Listed below are a couple examples:
1. If you are an overeater, there may be a bakery that you pass by on our way home from work that he would always stop at. Would it not be wiser to change your route going home than it would be to drive by the bakery every day? Remove your object of temptation.
2. If you have a sexual addiction, why would you ever go to a bar or a club? This is the last place I would ever go to. For starters, the temptation to pick somebody up will always exist there. Most bars and clubs are nothing more than meat markets. Secondly, inebriated people are not that much fun to hang out with if you are sober.
3. I was an alcoholic. I also enjoy playing softball a lot. I always played softball at the fields that had bars at them. When I stopped drinking, I found a league that was played in a park that did not serve alcohol. This was a good idea because if alcohol was not available to me I would not drink. Also because there is no alcohol there, there do not tend to be any fights there like at the fields that serve liquor.
4. I enjoy playing pool and bowling. I am not good at either of them, but I do enjoy them. There are multiple bowling alleys in the town I live in. There are also multiple places that I could play pool at. There is a Christian bowling alley in the town I live in that also has a pool table. Therefore I can play pool and bowl in a place that has no liquor served at it. Once again, if there is no temptation than it is less likely that I will stumble.

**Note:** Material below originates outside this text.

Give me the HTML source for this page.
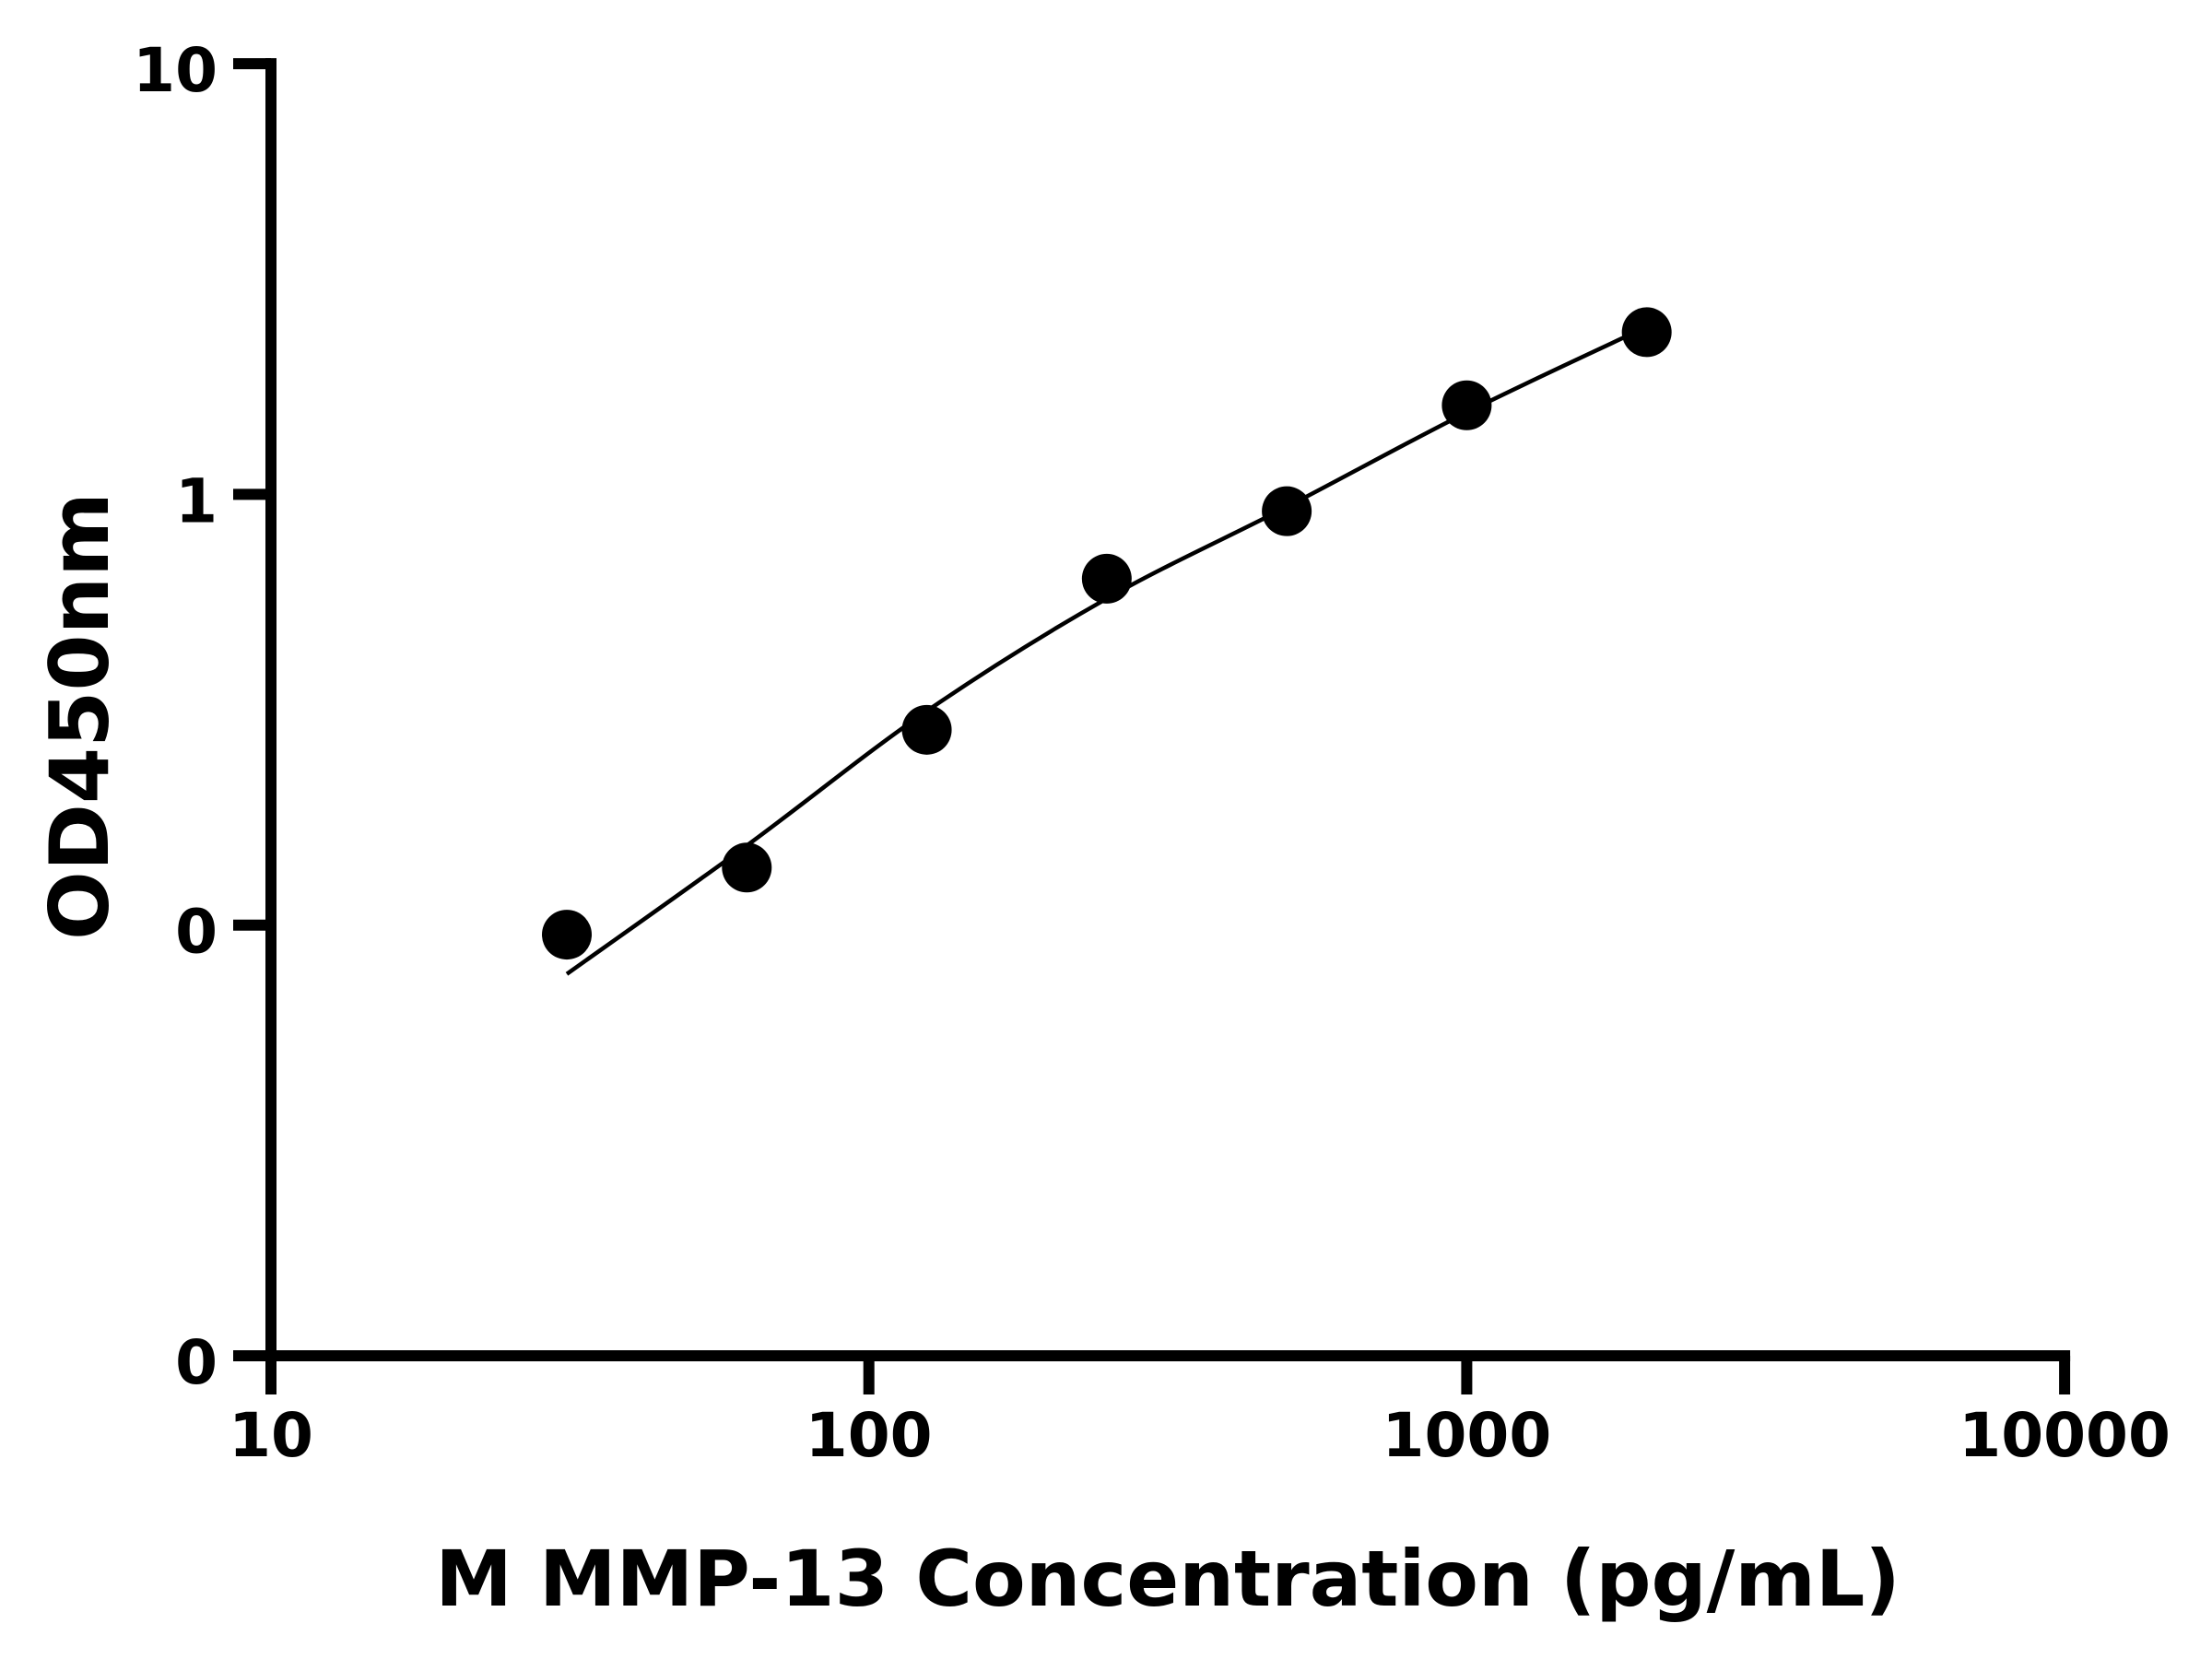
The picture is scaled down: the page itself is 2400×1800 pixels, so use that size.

Do the above examples make sense? Why would you tempt fate? If I have a box of rattlesnakes, I am not going to stick my hand in there on the off chance that they might not bite me. That is what we do when we frequent places we should not. We basically play Russian roulette with our new lives.
The Bible even supports this. In Proverbs 14:11 it says, “The house of the wicked will be destroyed, but the tent of the upright will flourish." Why would you want to hang out in a house that you know will be destroyed? Would it not be better to hang out in a place that will flourish? I would certainly think so.